When Norm Stewart took over as the head coach at the University of Missouri before the 1967 season, he developed a whirling, pirouetting, duck-walking and otherwise perpetual motion coaching style with a little help from above.
In the rafters of Brewer Fieldhouse, that is, where Stewart likes to say the pigeons kept him alert and nimble.
No wonder similar images came to mind when he reflected on his career after learning of his alma mater’s plan to build and install a statue of him outside Mizzou Arena.
“The reality of a statue is, there’s going to be birds,” Stewart said with a laugh by telephone on Thursday.
The self-deprecating comedy is vintage Stewart, who upon being inducted into the College Basketball Hall of Fame in 2007 invoked that with a little sprinkle of his Shelbyville roots:
“What do they say about finding a turtle on a fence post? You assume it didn’t get there by itself.”
So what if no one has ever seen a turtle on a fence post?
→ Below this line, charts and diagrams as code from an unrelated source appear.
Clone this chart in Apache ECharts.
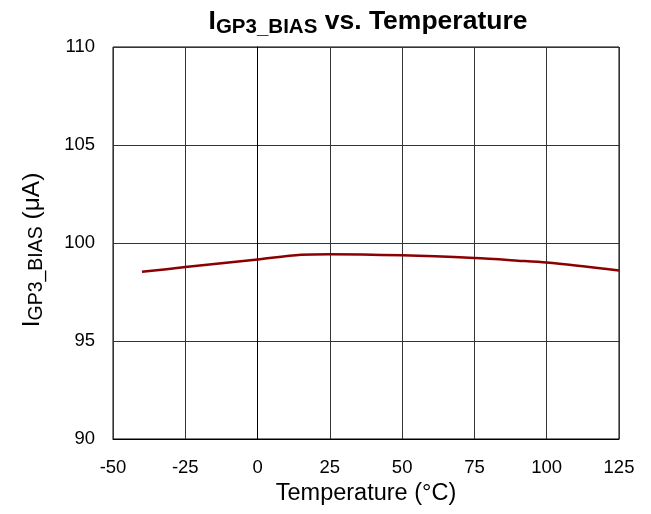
<!DOCTYPE html>
<html>
<head>
<meta charset="utf-8">
<script src="https://cdn.jsdelivr.net/npm/echarts@6/dist/echarts.min.js"></script>
<style>html,body{margin:0;padding:0;background:#fff;}#c{width:651px;height:514px;}</style>
</head>
<body>
<div id="c"></div>
<script>
const temperatures = [-40, -25, 0, 15, 25, 50, 75, 90, 100, 125];
const biasCurrent = [98.53, 98.77, 99.16, 99.40, 99.43, 99.37, 99.23, 99.10, 99.00, 98.60];
const xTicks = [-50, -25, 0, 25, 50, 75, 100, 125];
const yTicks = [90, 95, 100, 105, 110];

const chart = echarts.init(document.getElementById('c'), null, {renderer: 'canvas'});
const font = 'Arial, "Liberation Sans", sans-serif';
chart.setOption({
  animation: false,
  backgroundColor: '#fff',
  title: {
    text: '{m|I}{s|GP3_BIAS}{m| vs. Temperature}',
    left: 363, top: 0, textAlign: 'center',
    textStyle: {
      rich: {
        m: {fontFamily: font, fontSize: 26.5, fontWeight: 'bold', color: '#000'},
        s: {fontFamily: font, fontSize: 20.5, fontWeight: 'bold', color: '#000', padding: [12, 0, 0, 0]}
      }
    }
  },
  grid: {left: 113, right: 32, top: 47, bottom: 75, show: true, borderColor: '#000', borderWidth: 1},
  xAxis: {
    type: 'value', min: xTicks[0], max: xTicks[xTicks.length - 1], interval: 25,
    name: 'Temperature (°C)', nameLocation: 'middle', nameGap: 43,
    nameTextStyle: {fontFamily: font, fontSize: 23.5, color: '#000'},
    axisLine: {show: true, lineStyle: {color: '#000'}},
    axisTick: {show: false},
    axisLabel: {fontFamily: font, fontSize: 18.5, color: '#000', margin: 19},
    splitLine: {show: true, lineStyle: {color: '#333', width: 1}}
  },
  yAxis: {
    type: 'value', min: yTicks[0], max: yTicks[yTicks.length - 1], interval: 5,
    name: '{m|I}{s|GP3_BIAS}{m| (μA)}', nameLocation: 'middle', nameGap: 66,
    nameTextStyle: {
      padding: [0, 14, 0, 0],
      rich: {
        m: {fontFamily: font, fontSize: 24.5, color: '#000'},
        s: {fontFamily: font, fontSize: 19.5, color: '#000', padding: [9, 0, 0, 0]}
      }
    },
    axisLine: {show: true, lineStyle: {color: '#000'}},
    axisTick: {show: false},
    axisLabel: {fontFamily: font, fontSize: 18.5, color: '#000', margin: 18},
    splitLine: {show: true, lineStyle: {color: '#333', width: 1}}
  },
  series: [{
    type: 'line',
    data: temperatures.map((t, i) => [t, biasCurrent[i]]),
    smooth: 0.3,
    showSymbol: false,
    lineStyle: {color: '#8B0000', width: 2.5}
  }]
});
</script>
</body>
</html>
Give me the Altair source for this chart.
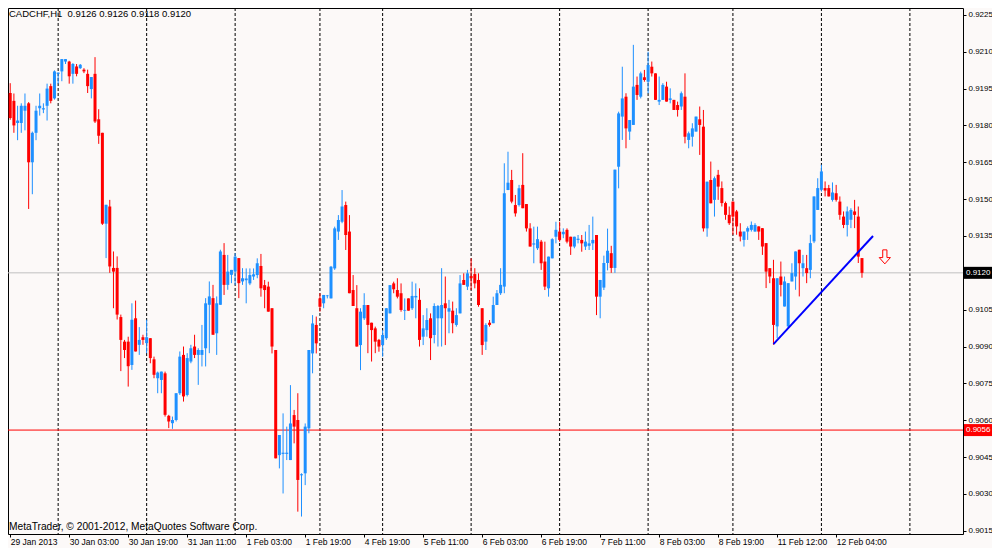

You get the idea.
One veil behind the sense of humor, though, is this: appreciation and sentimentality that have become increasingly on display since Stewart retired in 1999 with a 634-333 record in 32 seasons at MU.
You’ve known him best for the fire he brought to the job, and for the compassion and dedication with which the cancer survivor always has embraced his role as a driving force with Coaches vs. Cancer.
So what Stewart actually thought about when he learned of the planned but not-yet-funded sculpture wasn’t pigeons or turtles.
First and foremost, it was his wife, Virginia, who he says should be the one thus honored after all she and their three children had to sacrifice and endure for the sake of his career.
And maybe that’s all the more on his mind now as she recovers from shoulder replacement surgery after a recent fall.
Stewart, 82, has always been prone towards stream-of-conscious discourse, and now it seemed his life started flashing before him.
He thought about his parents and growing up in Shelbyville, where they “were poor but rich” and where he learned many things from his high school coach, C.J. Kessler … but perhaps nothing more lasting than simply being told to “straighten up.”
That’s just what he did with a slouching MU program, which had gone 6-43 in the two seasons before he took over 23 years after Mizzou’s lone NCAA Tournament appearance.
No one envisioned any statues then, and it wouldn’t be until Stewart’s ninth season that the Tigers reached the NCAA tourney.
Stewart might have gotten discouraged along the way, but tournament bids were more scarce then and he was buoyed by two 20-plus win seasons and consistently improving recruiting.
“We were still fresh, still young, and going at it like mad dogs,” Stewart said.
Ultimately, he cajoled MU to 16 NCAA Tournaments and eight Big Eight championships.
He laments that he never reached a Final Four, but in a series of recent conversations it also seems he’s reconciled that:
It was simply not to be, but it doesn’t diminish in any way what matters to him most now — hundreds of thriving relationships that he could only have known through coaching.
That’s what he thinks about, too, when he considers the idea of a statue of him.
He pictures the child or grandchild of a former player or secretary or trainer walking by the statue and wondering who that man is, and he envisions them saying, “I helped put him there.”
First things first, of course:
MU had best make good on its tentative announcement to put him there.
“We haven’t gotten final approval, but it’s something we’d like to do,” MU athletic director Jim Sterk told The Star’s Tod Palmer about the project Sterk anticipates costing about $200,000. “Hopefully, we’ll get it done by this fall.”
Or as new MU basketball coach Cuonzo Martin put it: “I feel like that’s the least we could do.”
Assuming that’s only a matter of time, the next question might be in what pose and demeanor Stewart should be immortalized.
Out of an infinite number of choices of faces or gestures or stances, the rendering will stand not just for an icon of the state but also for those who were part of his journey … pigeons and all.